Personally (and I know this isn’t really a hot take), I think Borgli is saying more about how the superficiality of identity politics has seeped its way into our sense of morality, regardless of generational divide. Rachel’s reaction feels authentic to me not because she’s older than Emma and excepting her own pre-documented transgression, but because she’s immersed in a culture where any opportunity to claim victimhood (in her case, vicariously through her cousin) is rewarded with sympathy and credibility, and an onus is placed on the “aggressor” to be held accountable at all costs.
Minor disagreements aside, this was a really great read about a really fascinating case-study of a movie. Thanks for writing!

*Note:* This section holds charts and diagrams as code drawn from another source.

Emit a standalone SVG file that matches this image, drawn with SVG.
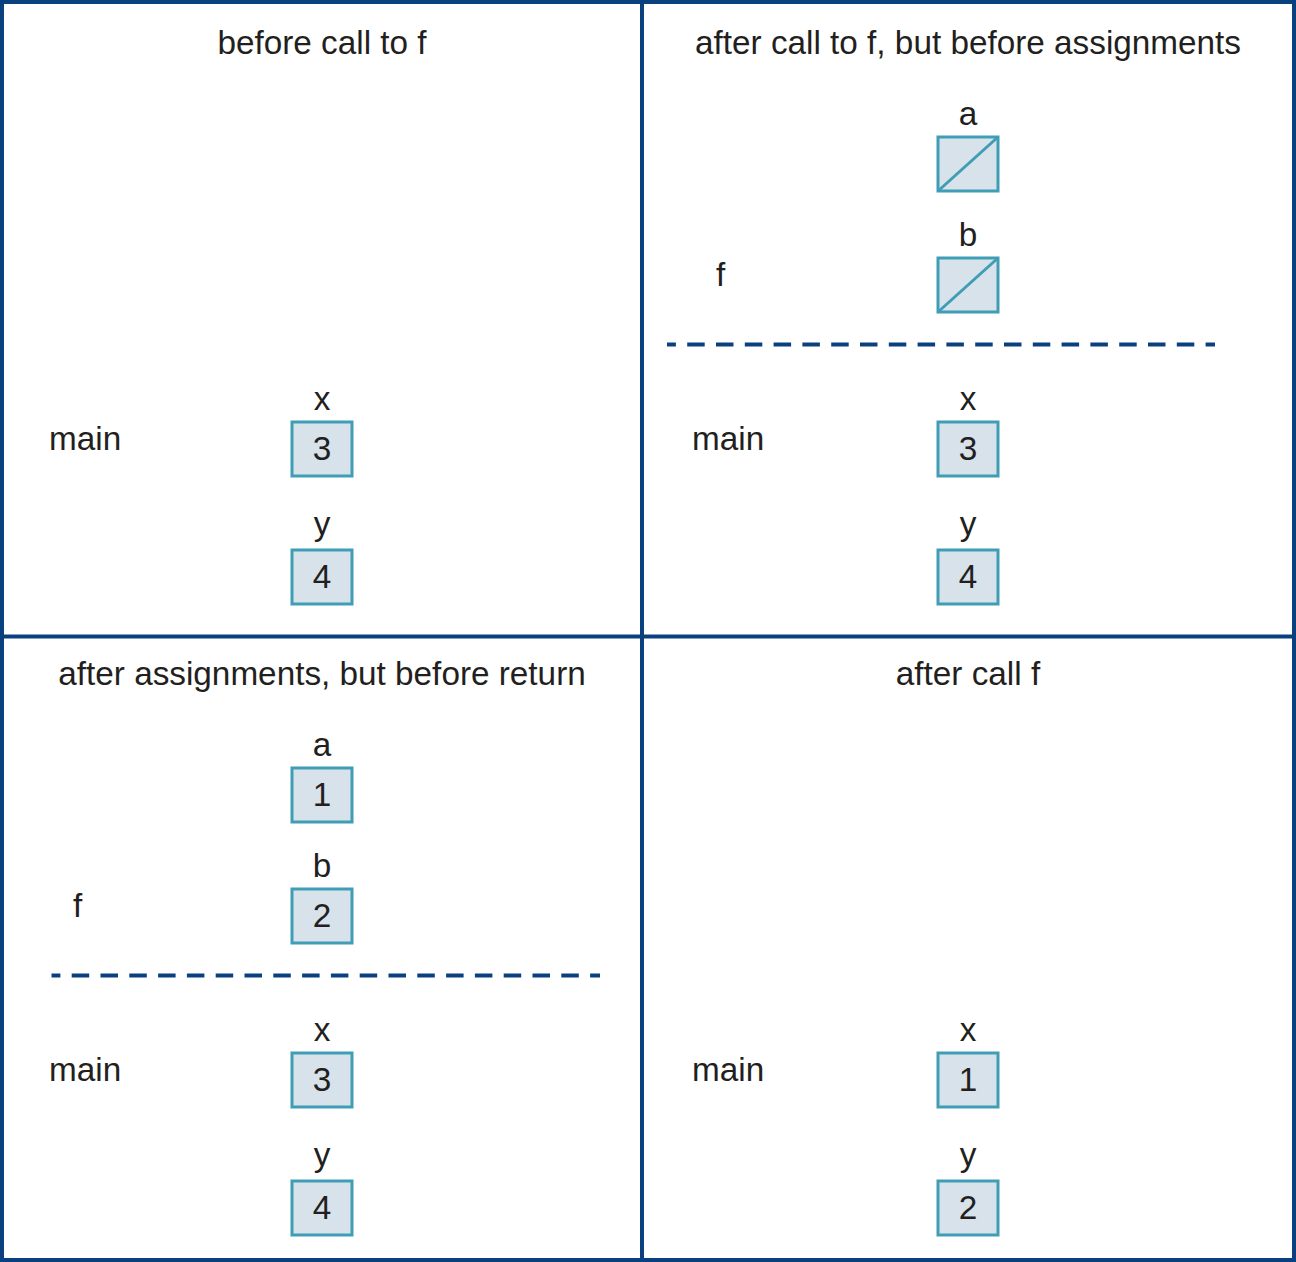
<svg xmlns="http://www.w3.org/2000/svg" width="1296" height="1262" viewBox="0 0 1296 1262">
<style>
text{font-family:"Liberation Sans",Arial,Helvetica,sans-serif;font-size:33.3px;fill:#231f20}
.c{text-anchor:middle}
.box{fill:#d7e2ea;stroke:#3f9db5;stroke-width:3}
.diag{stroke:#3f9db5;stroke-width:3}
.frame{fill:none;stroke:#0a4080;stroke-width:4}
.dash{stroke:#0a4080;stroke-width:4;stroke-dasharray:17.5 11.3;stroke-dashoffset:8.6}
</style>
<rect x="0" y="0" width="1296" height="1262" fill="#ffffff"/>
<g id="frame">
<rect class="frame" x="2" y="2" width="1292" height="1258"/>
<line class="frame" x1="642" y1="0" x2="642" y2="1262"/>
<line class="frame" x1="0" y1="636.5" x2="1296" y2="636.5"/>
</g>
<g id="connectors">
<line class="dash" x1="667" y1="344.5" x2="1215" y2="344.5"/>
<line class="dash" x1="51.5" y1="975.5" x2="600" y2="975.5"/>
</g>
<g id="panel1">
<text class="c" x="322" y="54">before call to f</text>
<text x="49" y="450">main</text>
<g id="p1x"><text class="c" x="322" y="410">x</text><rect class="box" x="292" y="422" width="60" height="54"/><text class="c" x="322" y="460">3</text></g>
<g id="p1y"><text class="c" x="322" y="535">y</text><rect class="box" x="292" y="550" width="60" height="54"/><text class="c" x="322" y="588">4</text></g>
</g>
<g id="panel2">
<text class="c" x="968" y="54">after call to f, but before assignments</text>
<text x="716" y="286">f</text>
<g id="p2a"><text class="c" x="968" y="125">a</text><rect class="box" x="938" y="137" width="60" height="54"/><line class="diag" x1="938" y1="191" x2="998" y2="137"/></g>
<g id="p2b"><text class="c" x="968" y="246">b</text><rect class="box" x="938" y="258" width="60" height="54"/><line class="diag" x1="938" y1="312" x2="998" y2="258"/></g>
<text x="692" y="450">main</text>
<g id="p2x"><text class="c" x="968" y="410">x</text><rect class="box" x="938" y="422" width="60" height="54"/><text class="c" x="968" y="460">3</text></g>
<g id="p2y"><text class="c" x="968" y="535">y</text><rect class="box" x="938" y="550" width="60" height="54"/><text class="c" x="968" y="588">4</text></g>
</g>
<g id="panel3">
<text class="c" x="322" y="685">after assignments, but before return</text>
<text x="73" y="917">f</text>
<g id="p3a"><text class="c" x="322" y="756">a</text><rect class="box" x="292" y="768" width="60" height="54"/><text class="c" x="322" y="806">1</text></g>
<g id="p3b"><text class="c" x="322" y="877">b</text><rect class="box" x="292" y="889" width="60" height="54"/><text class="c" x="322" y="927">2</text></g>
<text x="49" y="1081">main</text>
<g id="p3x"><text class="c" x="322" y="1041">x</text><rect class="box" x="292" y="1053" width="60" height="54"/><text class="c" x="322" y="1091">3</text></g>
<g id="p3y"><text class="c" x="322" y="1166">y</text><rect class="box" x="292" y="1181" width="60" height="54"/><text class="c" x="322" y="1219">4</text></g>
</g>
<g id="panel4">
<text class="c" x="968" y="685">after call f</text>
<text x="692" y="1081">main</text>
<g id="p4x"><text class="c" x="968" y="1041">x</text><rect class="box" x="938" y="1053" width="60" height="54"/><text class="c" x="968" y="1091">1</text></g>
<g id="p4y"><text class="c" x="968" y="1166">y</text><rect class="box" x="938" y="1181" width="60" height="54"/><text class="c" x="968" y="1219">2</text></g>
</g>
</svg>
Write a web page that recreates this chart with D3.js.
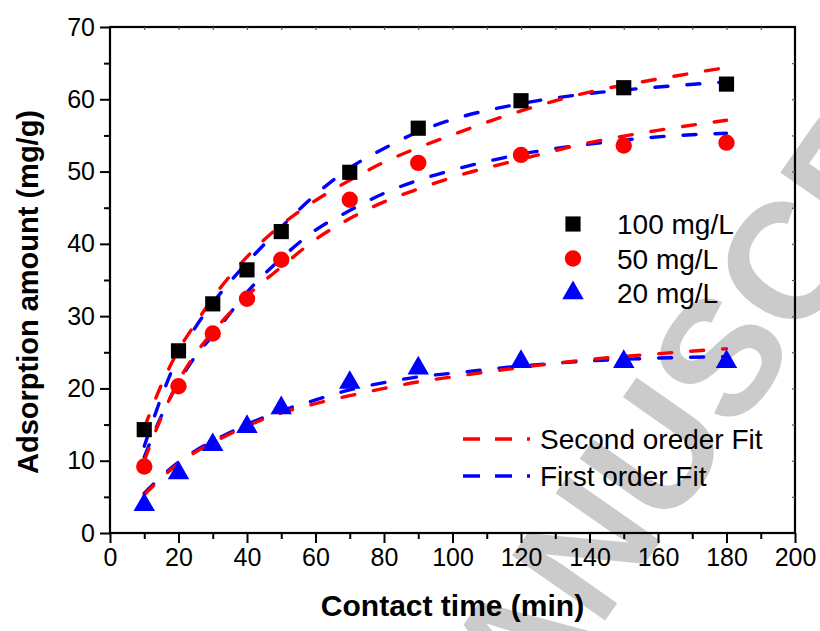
<!DOCTYPE html>
<meta charset="utf-8">
<style>
body { margin: 0; background: #fff; }
svg { font-family: "Liberation Sans", Arial, sans-serif; }
</style>
<body>
<script src="https://d3js.org/d3.v7.min.js"></script>
<script>
// measured points
var times = [10, 20, 30, 40, 50, 70, 90, 120, 150, 180]
var q100 = [14.3, 25.2, 31.7, 36.4, 41.7, 49.9, 56.0, 59.8, 61.6, 62.1]
var q50 = [9.2, 20.3, 27.6, 32.4, 37.8, 46.1, 51.2, 52.3, 53.6, 54.0]
var q20 = [3.9, 8.3, 12.2, 14.7, 17.3, 20.8, 22.8, 23.7, 23.7, 23.7]

// fitted curves
var fitT = [10, 15, 20, 25, 30, 40, 50, 60, 70, 80, 90, 100, 120, 140, 160, 180]
var second100 = [14.5, 20.5, 25.3, 29.0, 32.5, 38.2, 42.6, 46.0, 48.8, 51.3, 53.3, 55.1, 58.4, 61.0, 62.8, 64.4]
var first100 = [12.0, 18.8, 24.5, 28.5, 31.8, 37.4, 42.3, 46.8, 50.5, 53.2, 55.5, 57.2, 59.4, 60.8, 61.7, 62.4]
var second50 = [10.0, 16.0, 21.0, 24.8, 27.8, 32.8, 36.8, 40.6, 43.5, 45.8, 47.6, 49.2, 51.7, 54.0, 55.7, 57.1]
var first50 = [10.5, 16.2, 20.8, 24.5, 27.3, 33.3, 38.0, 41.9, 44.6, 47.0, 48.8, 50.2, 52.4, 53.8, 54.8, 55.3]
var second20 = [5.3, 7.6, 9.6, 11.2, 12.5, 14.8, 16.6, 17.9, 19.0, 20.0, 20.9, 21.6, 22.9, 24.0, 24.8, 25.5]
var first20 = [5.5, 7.8, 9.8, 11.4, 12.7, 15.0, 16.9, 18.4, 19.8, 20.8, 21.6, 22.1, 23.1, 23.8, 24.2, 24.4]

var xTicks = [0, 20, 40, 60, 80, 100, 120, 140, 160, 180, 200]
var yTicks = [0, 10, 20, 30, 40, 50, 60, 70]
var seriesNames = ['100 mg/L', '50 mg/L', '20 mg/L']
var fitNames = ['Second oreder Fit', 'First order Fit']

var W = 820, H = 631
var m = { left: 110, right: 795, top: 27, bottom: 533 }

var svg = d3.select('body').append('svg')
    .attr('width', W)
    .attr('height', H)

var x = d3.scaleLinear().domain([0, 200]).range([m.left, m.right])
var y = d3.scaleLinear().domain([0, 70]).range([m.bottom, m.top])

// watermark, sits under everything
svg.append('text')
    .attr('transform', 'translate(-142,1588) rotate(-55)')
    .attr('dominant-baseline', 'central')
    .attr('font-size', 165)
    .attr('font-weight', 'bold')
    .attr('fill', '#cbcbcb')
    .text('ACCEPTED MANUSCRIPT')

// frame
svg.append('rect')
    .attr('x', m.left).attr('y', m.top)
    .attr('width', m.right - m.left).attr('height', m.bottom - m.top)
    .attr('fill', 'none').attr('stroke', '#000').attr('stroke-width', 2.2)

// bottom axis
var xAxis = svg.append('g').attr('transform', 'translate(0,' + m.bottom + ')')
    .call(d3.axisBottom(x).tickValues(xTicks).tickSize(10).tickPadding(5))
xAxis.select('.domain').remove()
xAxis.selectAll('line').attr('stroke-width', 2)
xAxis.selectAll('text').attr('font-size', 25).attr('fill', '#000')
    .attr('font-family', '"Liberation Sans", Arial, sans-serif')
svg.append('g').attr('transform', 'translate(0,' + m.bottom + ')')
    .call(d3.axisBottom(x).tickValues(d3.range(10, 200, 20)).tickSize(6).tickFormat(''))
    .call(g => g.select('.domain').remove())
    .selectAll('line').attr('stroke-width', 2)

// left axis
var yAxis = svg.append('g').attr('transform', 'translate(' + m.left + ',0)')
    .call(d3.axisLeft(y).tickValues(yTicks).tickSize(10).tickPadding(5))
yAxis.select('.domain').remove()
yAxis.selectAll('line').attr('stroke-width', 2)
yAxis.selectAll('text').attr('font-size', 25).attr('fill', '#000')
    .attr('font-family', '"Liberation Sans", Arial, sans-serif')
svg.append('g').attr('transform', 'translate(' + m.left + ',0)')
    .call(d3.axisLeft(y).tickValues(d3.range(5, 70, 10)).tickSize(6).tickFormat(''))
    .call(g => g.select('.domain').remove())
    .selectAll('line').attr('stroke-width', 2)

// small inward ticks on top and right
svg.append('g').attr('transform', 'translate(0,' + m.top + ')')
    .call(d3.axisBottom(x).tickValues(d3.range(10, 200, 10)).tickSize(3).tickFormat(''))
    .call(g => g.select('.domain').remove())
    .selectAll('line').attr('stroke-width', 1.2).attr('stroke', '#555')
svg.append('g').attr('transform', 'translate(' + m.right + ',0)')
    .call(d3.axisLeft(y).tickValues(d3.range(5, 70, 5)).tickSize(3).tickFormat(''))
    .call(g => g.select('.domain').remove())
    .selectAll('line').attr('stroke-width', 1.2).attr('stroke', '#555')

// axis titles
svg.append('text')
    .attr('x', x(100)).attr('y', 616)
    .attr('text-anchor', 'middle')
    .attr('font-size', 30).attr('font-weight', 'bold')
    .text('Contact time (min)')
svg.append('text')
    .attr('transform', 'translate(38,292) rotate(-90)')
    .attr('text-anchor', 'middle')
    .attr('font-size', 29).attr('font-weight', 'bold')
    .text('Adsorption amount (mg/g)')

// fit curves
var line = d3.line()
    .x(d => x(d[0]))
    .y(d => y(d[1]))
    .curve(d3.curveMonotoneX)

var fits = [
    { v: first100, c: '#0000ff' }, { v: second100, c: '#ff0000' },
    { v: first50, c: '#0000ff' }, { v: second50, c: '#ff0000' },
    { v: first20, c: '#0000ff' }, { v: second20, c: '#ff0000' }
]
fits.forEach(function (f) {
    svg.append('path')
        .datum(fitT.map((t, i) => [t, f.v[i]]))
        .attr('d', line)
        .attr('fill', 'none')
        .attr('stroke', f.c)
        .attr('stroke-width', 3.4)
        .attr('stroke-linecap', 'round')
        .attr('stroke-dasharray', '13,19')
})

// markers
var sym = [d3.symbolSquare, d3.symbolCircle, d3.symbolTriangle]
var symSize = [230, 210, 200]
var symColor = ['#000', '#ff0000', '#0000ff']
var series = [q100, q50, q20]
series.forEach(function (vals, k) {
    svg.append('g').selectAll('path')
        .data(times.map((t, i) => [t, vals[i]]))
        .enter().append('path')
        .attr('transform', d => 'translate(' + x(d[0]) + ',' + y(d[1]) + ')')
        .attr('d', d3.symbol().type(sym[k]).size(symSize[k]))
        .attr('fill', symColor[k])
})

// legend for the points
seriesNames.forEach(function (name, k) {
    var ly = 224 + k * 34.5
    svg.append('path')
        .attr('transform', 'translate(573,' + ly + ')')
        .attr('d', d3.symbol().type(sym[k]).size(symSize[k]))
        .attr('fill', symColor[k])
    svg.append('text')
        .attr('x', 617).attr('y', ly + 10)
        .attr('font-size', 28)
        .text(name)
})

// legend for the fits
var fitColor = ['#ff0000', '#0000ff']
fitNames.forEach(function (name, k) {
    var ly = 439 + k * 37
    svg.append('line')
        .attr('x1', 463).attr('x2', 530)
        .attr('y1', ly).attr('y2', ly)
        .attr('stroke', fitColor[k])
        .attr('stroke-width', 3.6)
        .attr('stroke-dasharray', '17,15')
    svg.append('text')
        .attr('x', 540).attr('y', ly + 10)
        .attr('font-size', 28)
        .text(name)
})
</script>
</body>
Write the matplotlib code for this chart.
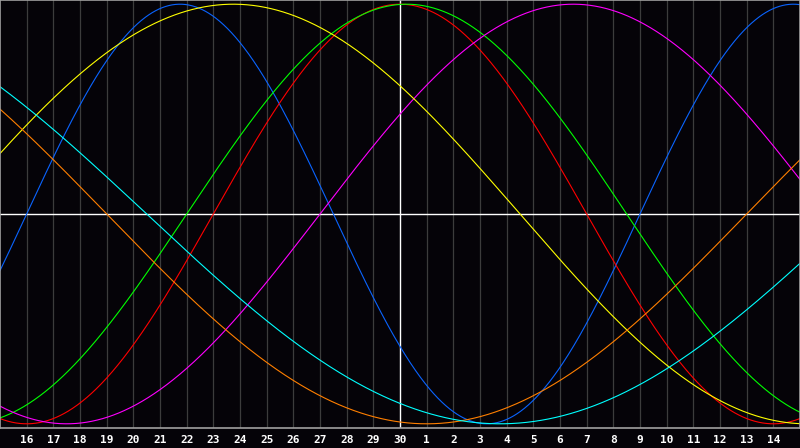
import numpy as np
import matplotlib
matplotlib.use("Agg")
import matplotlib.pyplot as plt

# Day labels along the bottom (30-day window: 15th .. 15th)
day_labels = [16, 17, 18, 19, 20, 21, 22, 23, 24, 25, 26, 27, 28, 29, 30,
              1, 2, 3, 4, 5, 6, 7, 8, 9, 10, 11, 12, 13, 14]

# Biorhythm cycles: period (days) and day of upward zero crossing
cycle_names = ["physical", "emotional", "intellectual", "intuitive",
               "aesthetic", "awareness", "spiritual"]
periods = [23, 28, 33, 38, 43, 48, 53]
zero_days = [1.0, 8.0, 7.0, 12.0, -2.0, 28.0, 32.0]
colors = ["#0a64ff", "#ff0000", "#00ff00", "#ff00ff", "#ffff00", "#ff7f00", "#00ffff"]

span = 30
bg = "#050308"

fig = plt.figure(figsize=(8, 4.48), dpi=100, facecolor=bg)
ax = fig.add_axes([0, 20 / 448, 1, 428 / 448], facecolor=bg)

t = np.linspace(0, span, 1200)

# grid lines for each day, white one at the month change
for d in range(1, span):
    ax.axvline(d, color="#ffffff" if d == 15 else "#3c3c3c", lw=1.0 if d == 15 else 0.9, zorder=1)
ax.axhline(0, color="white", lw=1.0, zorder=1)

for name, p, z, c in zip(cycle_names, periods, zero_days, colors):
    ax.plot(t, np.sin(2 * np.pi * (t - z) / p), color=c, lw=0.8, label=name, zorder=2)

ax.set_xlim(0, span)
ax.set_ylim(-1.02, 1.02)
ax.set_yticks([])
ax.set_xticks(range(1, span))
ax.set_xticklabels([str(d) for d in day_labels], color="white",
                   fontsize=8, fontweight="bold", family="DejaVu Sans Mono")
ax.tick_params(axis="x", length=0, pad=5)
for s in ax.spines.values():
    s.set_color("#a0a0a0")
    s.set_linewidth(1.2)

fig.savefig("out.png", dpi=100, facecolor=bg)
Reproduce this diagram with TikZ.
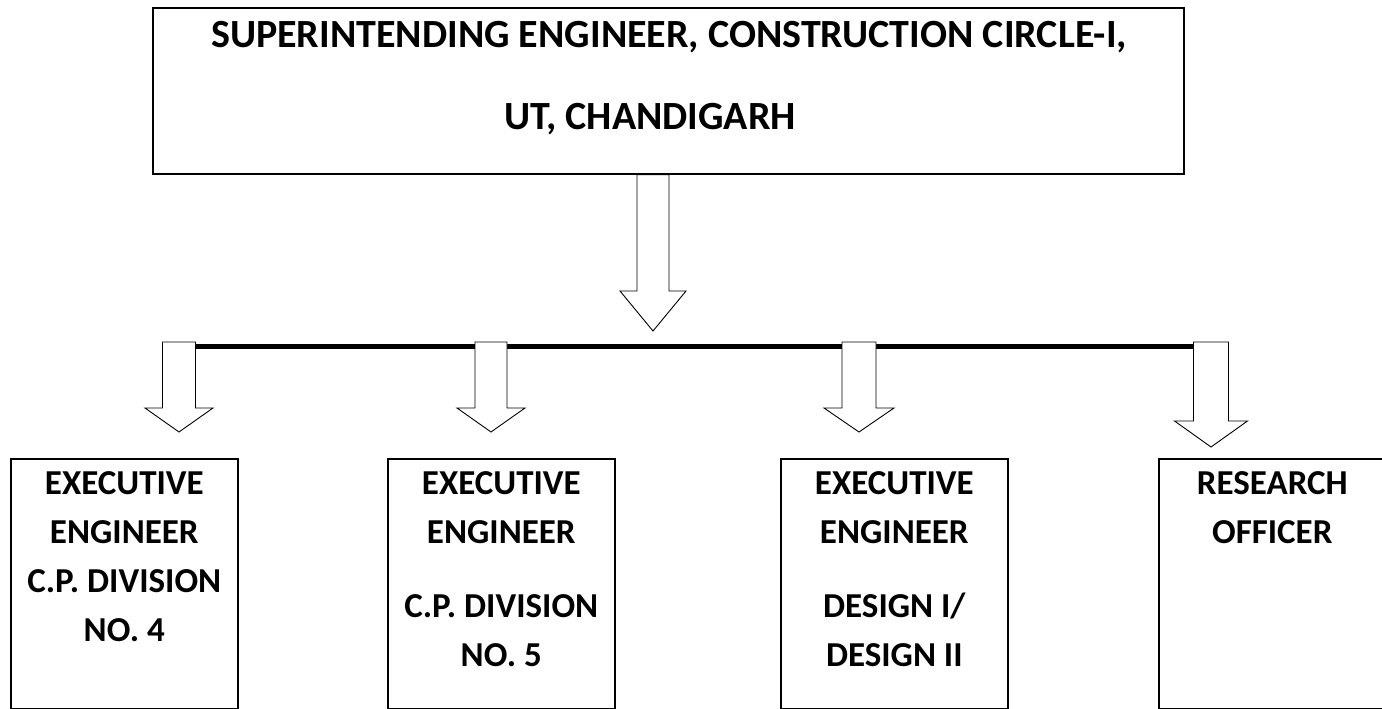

You put this in the footnote, but your Drama discourse made me think about my own identity as an "elder millennial" (approximately Pattinson's age) and how many of the people I know are more fatalist than judgy. Or, I was judgy (in the 10's) and grew into fatalism just fine. I had family who worked with computers so I grew up fully interneted; a lot of my cohort got internetted in late high school and college. I like the Zoomers, generally, I just think they don't know what they don't know because they never had to understand html and how the internet (used to) be made by a bunch of humans making human decisions, it isn't the magic that the platforms want you to think it is. The really mystifying people to me are generally the ones born in the 90's. Zendaya and Pattinson are great actors who can play against the impulses of their generations.